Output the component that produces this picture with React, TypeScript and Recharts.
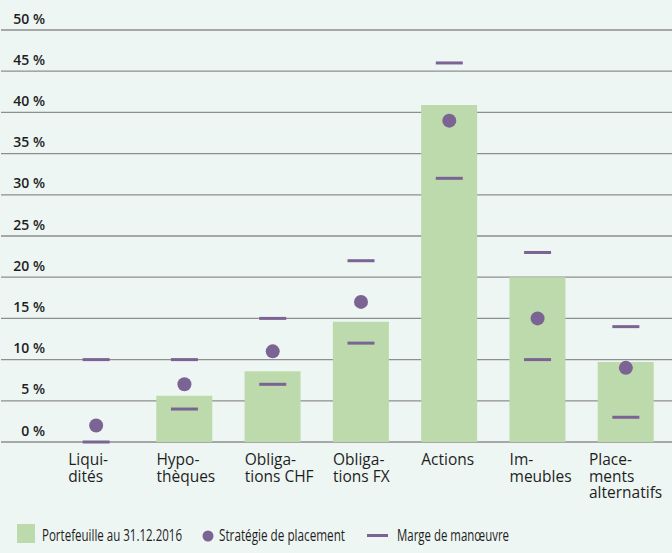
import { ComposedChart, Bar, Scatter, XAxis, YAxis, CartesianGrid } from "recharts";

const categories = [
  "Liqui-|dités",
  "Hypo-|thèques",
  "Obliga-|tions CHF",
  "Obliga-|tions FX",
  "Actions",
  "Im-|meubles",
  "Place-|ments|alternatifs",
];
const portefeuille = [0, 5.6, 8.6, 14.6, 40.9, 20.0, 9.7];
const strategie = [2, 7, 11, 17, 39, 15, 9];
const margeMin = [0, 4, 7, 12, 32, 10, 3];
const margeMax = [10, 10, 15, 22, 46, 23, 14];
const yTicks = [0, 5, 10, 15, 20, 25, 30, 35, 40, 45, 50];

const BG = "#eef6f3";
const GREEN = "#bcdaab";
const PURPLE = "#7b6494";
const GRID = "#8e8e8e";
const FONT = "'Open Sans', sans-serif";

const data = categories.map((c, i) => ({
  name: c,
  portefeuille: portefeuille[i] || null,
  strategie: strategie[i],
  margeMin: margeMin[i],
  margeMax: margeMax[i],
}));

const YTick = ({ y, payload }: any) => (
  <text x={45} y={y - 6.5} textAnchor="end" fontSize={14} fontWeight={600} fill="#1e1e1e" fontFamily={FONT}>
    {payload.value} %
  </text>
);

// left-aligned multi-line labels, pulled back if they'd run off the right edge
const XTick = ({ x, y, payload }: any) => {
  const lines = String(payload.value).split("|");
  const longest = Math.max(...lines.map((l) => l.length));
  let start = x - 28;
  const est = longest * 7;
  if (start + est > 666) start = 666 - est;
  return (
    <g>
      {lines.map((l, i) => (
        <text key={i} x={start} y={y + 15 + i * 16.5} fontSize={15.5} fill="#1e1e1e" fontFamily={FONT}>
          {l}
        </text>
      ))}
    </g>
  );
};

const Dash = ({ cx, cy }: any) => <rect x={cx - 13.5} y={cy - 1.5} width={27} height={3} fill={PURPLE} />;
const Dot = ({ cx, cy }: any) => <circle cx={cx} cy={cy} r={7} fill={PURPLE} />;

function Legend() {
  return (
    <svg width={672} height={40} style={{ position: "absolute", left: 0, top: 515 }}>
      <g fontFamily={FONT} fontSize={16.5} fill="#1e1e1e">
        <rect x={17} y={9} width={18} height={19} fill={GREEN} />
        <text x={42} y={25.5} textLength={140} lengthAdjust="spacingAndGlyphs">
          Portefeuille au 31.12.2016
        </text>
        <circle cx={208} cy={21} r={5.5} fill={PURPLE} />
        <text x={219} y={25.5} textLength={126} lengthAdjust="spacingAndGlyphs">
          Stratégie de placement
        </text>
        <rect x={367} y={19} width={21} height={3} fill={PURPLE} />
        <text x={397} y={25.5} textLength={112} lengthAdjust="spacingAndGlyphs">
          Marge de manœuvre
        </text>
      </g>
    </svg>
  );
}

export default function App() {
  return (
    <div style={{ position: "absolute", left: 0, top: 0, width: 672, height: 553, background: BG }}>
      <ComposedChart width={672} height={553} data={data} margin={{ top: 30, right: 0, bottom: 41, left: 0 }}>
        <CartesianGrid horizontal vertical={false} stroke={GRID} strokeWidth={1.3} />
        <XAxis
          dataKey="name"
          axisLine={false}
          tickLine={false}
          interval={0}
          height={70}
          padding={{ left: 51, right: 2 }}
          tick={<XTick />}
        />
        <YAxis
          domain={[0, 50]}
          ticks={yTicks}
          width={1}
          interval={0}
          axisLine={false}
          tickLine={false}
          tick={<YTick />}
        />
        <Bar dataKey="portefeuille" fill={GREEN} barSize={56} isAnimationActive={false} />
        <Scatter dataKey="margeMax" shape={<Dash />} isAnimationActive={false} />
        <Scatter dataKey="margeMin" shape={<Dash />} isAnimationActive={false} />
        <Scatter dataKey="strategie" shape={<Dot />} isAnimationActive={false} />
      </ComposedChart>
      <Legend />
    </div>
  );
}
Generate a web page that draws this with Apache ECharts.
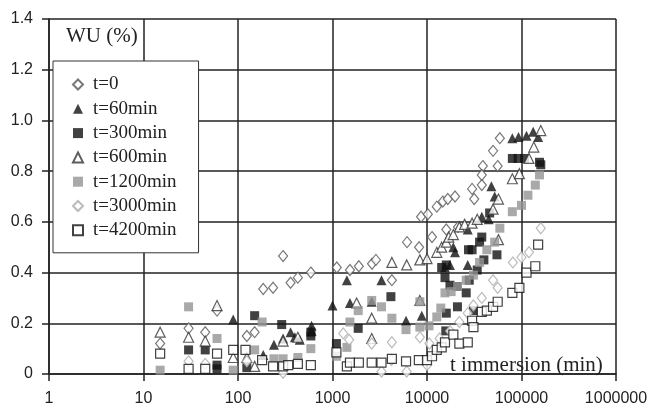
<!DOCTYPE html>
<html>
<head>
<meta charset="utf-8">
<script src="https://cdn.jsdelivr.net/npm/echarts@6/dist/echarts.min.js"></script>
<style>html,body{margin:0;padding:0;background:#fff}#chart{width:651px;height:409px}</style>
</head>
<body>
<div id="chart"></div>
<script>
// WU (%) vs immersion time, one array per pre-treatment time
const seriesNames = ['t=0', 't=60min', 't=300min', 't=600min', 't=1200min', 't=3000min', 't=4200min'];
const xTicks = [1, 10, 100, 1000, 10000, 100000, 1000000];

const t0 = [[15,0.12],[30,0.18],[45,0.165],[60,0.25],[124,0.15],[150,0.165],[185,0.335],[235,0.34],[300,0.465],[360,0.36],[430,0.38],[590,0.40],
  [1110,0.42],[1530,0.41],[1900,0.425],[2620,0.435],[2880,0.45],[4250,0.37],[6150,0.52],[8250,0.50],[8650,0.62],[10200,0.63],[11300,0.54],
  [12700,0.66],[14700,0.68],[16600,0.69],[19800,0.70],[16000,0.57],[21300,0.58],[30000,0.73],[31600,0.69],[38000,0.745],[39000,0.82],
  [38000,0.785],[50000,0.88],[56000,0.82],[59000,0.93]];
const t60 = [[89,0.215],[185,0.075],[240,0.115],[300,0.14],[360,0.165],[400,0.145],[450,0.135],[600,0.19],[600,0.17],
  [1000,0.27],[1420,0.37],[1530,0.28],[2600,0.285],[3300,0.37],[6000,0.21],[8800,0.23],[15500,0.42],[17500,0.43],[19000,0.50],
  [19800,0.48],[27000,0.43],[27000,0.57],[38000,0.62],[45000,0.61],[48000,0.74],[52000,0.70],[80000,0.93],[93000,0.935],
  [113000,0.94],[133000,0.955],[150000,0.935]];
const t300 = [[30,0.095],[45,0.095],[60,0.035],[60,0.02],[124,0.025],[150,0.23],[290,0.195],[590,0.15],[590,0.165],
  [1100,0.12],[1870,0.18],[4150,0.305],[14300,0.42],[15500,0.38],[15800,0.17],[16000,0.24],[16000,0.43],[17500,0.35],[20800,0.345],
  [21000,0.265],[26000,0.32],[27500,0.49],[28000,0.37],[30000,0.49],[31000,0.25],[34000,0.41],[36000,0.52],[38000,0.54],[40000,0.45],
  [46000,0.635],[55000,0.47],[80000,0.85],[92000,0.85],[108000,0.85],[155000,0.835],[160000,0.825]];
const t600 = [[15,0.165],[30,0.145],[45,0.13],[60,0.27],[89,0.065],[124,0.065],[150,0.03],[300,0.13],[430,0.145],
  [1800,0.28],[2600,0.22],[2600,0.14],[4250,0.44],[6100,0.43],[8400,0.45],[8400,0.29],[10000,0.455],[12700,0.48],[14300,0.50],
  [16000,0.52],[17000,0.54],[19000,0.55],[22000,0.58],[25000,0.59],[30000,0.595],[34000,0.61],[50000,0.65],[57000,0.69],
  [57000,0.53],[80000,0.77],[95000,0.79],[120000,0.85],[135000,0.895],[160000,0.96]];
const t1200 = [[15,0.015],[30,0.265],[60,0.14],[89,0.015],[150,0.095],[180,0.205],[240,0.06],[300,0.06],[430,0.065],[590,0.10],
  [1100,0.07],[1420,0.105],[1530,0.205],[1870,0.25],[2600,0.29],[3300,0.265],[4250,0.22],[6000,0.175],[8400,0.285],[8400,0.185],
  [10500,0.19],[12700,0.225],[14000,0.26],[15500,0.32],[18000,0.325],[21000,0.345],[26000,0.37],[31000,0.39],[36000,0.44],
  [43000,0.49],[52000,0.52],[59000,0.575],[80000,0.64],[100000,0.665],[117000,0.705],[140000,0.745],[155000,0.785]];
const t3000 = [[30,0.05],[45,0.04],[124,0.05],[300,0.005],[1300,0.16],[1500,0.135],[2600,0.12],[3300,0.01],[4200,0.055],[4250,0.125],
  [6100,0.01],[8400,0.145],[10000,0.035],[10600,0.12],[13600,0.14],[17500,0.17],[22000,0.205],[27000,0.24],[31000,0.27],
  [38000,0.30],[50000,0.37],[56000,0.34],[81000,0.44],[100000,0.46],[120000,0.48],[160000,0.575]];
const t4200 = [[15,0.08],[30,0.02],[45,0.02],[60,0.08],[89,0.095],[120,0.095],[180,0.055],[235,0.03],[300,0.03],[340,0.035],[430,0.04],[590,0.035],
  [1100,0.085],[1420,0.03],[1530,0.045],[1900,0.045],[2600,0.045],[3300,0.045],[4250,0.06],[6000,0.05],[8200,0.055],[10000,0.055],
  [11300,0.07],[12700,0.095],[14300,0.105],[15500,0.125],[19000,0.155],[22000,0.12],[27000,0.125],[30000,0.21],[31000,0.185],
  [38000,0.245],[43000,0.25],[50000,0.265],[56000,0.285],[80000,0.32],[95000,0.34],[113000,0.40],[140000,0.425],[150000,0.51]];

const serif = '"Liberation Serif", "DejaVu Serif", serif';
const sans = '"Liberation Sans", Arial, sans-serif';
const lineCol = '#222';

const styles = [
  {data: t0,    symbol: 'diamond',  size: [9, 11], item: {color: '#fff', borderColor: '#555', borderWidth: 1.2}},
  {data: t60,   symbol: 'triangle', size: 10,      item: {color: '#111'}},
  {data: t300,  symbol: 'rect',     size: 9,       item: {color: '#111'}},
  {data: t600,  symbol: 'triangle', size: 10,      item: {color: '#fff', borderColor: '#333', borderWidth: 1.2}},
  {data: t1200, symbol: 'rect',     size: 9,       item: {color: '#939393'}},
  {data: t3000, symbol: 'diamond',  size: [9, 11], item: {color: '#fff', borderColor: '#aaa', borderWidth: 1.2}},
  {data: t4200, symbol: 'rect',     size: 9,       item: {color: '#fff', borderColor: '#111', borderWidth: 1.2}}
];

const chart = echarts.init(document.getElementById('chart'), null, {renderer: 'canvas'});
chart.setOption({
  animation: false,
  backgroundColor: '#fff',
  grid: {left: 49, right: 35, top: 19, bottom: 35},
  xAxis: {
    type: 'log', logBase: 10, min: xTicks[0], max: xTicks[xTicks.length - 1],
    axisLine: {show: true, lineStyle: {color: lineCol, width: 1.5}},
    axisTick: {show: true, length: 7, lineStyle: {color: lineCol, width: 1.5}},
    minorTick: {show: false},
    axisLabel: {color: '#222', fontFamily: sans, fontSize: 16, margin: 17, formatter: v => String(Math.round(v))},
    splitLine: {show: true, lineStyle: {color: lineCol, width: 1.5}}
  },
  yAxis: {
    type: 'value', min: 0, max: 1.4, interval: 0.2,
    axisLine: {show: true, lineStyle: {color: lineCol, width: 1.5}},
    axisTick: {show: true, length: 7, lineStyle: {color: lineCol, width: 1.5}},
    axisLabel: {color: '#222', fontFamily: sans, fontSize: 16, margin: 16, formatter: v => v === 0 ? '0' : v.toFixed(1)},
    splitLine: {show: true, lineStyle: {color: lineCol, width: 1.5}}
  },
  legend: {
    orient: 'vertical', left: 53, top: 61,
    backgroundColor: '#fff', borderColor: '#333', borderWidth: 1,
    padding: [14, 22, 13, 19],
    itemWidth: 10, itemHeight: 10, itemGap: 5.3,
    textStyle: {fontFamily: serif, fontSize: 19, lineHeight: 19, color: '#222', padding: [0, 0, 0, 5]},
    data: seriesNames
  },
  graphic: [
    {type: 'text', left: 66, top: 26, style: {text: 'WU (%)', font: '21px ' + serif, fill: '#222'}},
    {type: 'text', left: 450, top: 355, z: 100, style: {text: 't immersion (min)', font: '21px ' + serif, fill: '#222'}}
  ],
  series: styles.map((s, i) => ({
    name: seriesNames[i], type: 'scatter', data: s.data,
    symbol: s.symbol, symbolSize: s.size, itemStyle: s.item
  }))
});
</script>
</body>
</html>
☆ ☆ ☆
Problem to work on: From the first line of the material down to the line containing "XAxis, YAxis, CartesianGrid", inclusive, return each line exactly, skipping any picture.

Answer for the task:
Output the component that produces this picture with React, TypeScript and Recharts.
import { ComposedChart, Bar, Scatter, XAxis, YAxis, CartesianGrid } from "recharts";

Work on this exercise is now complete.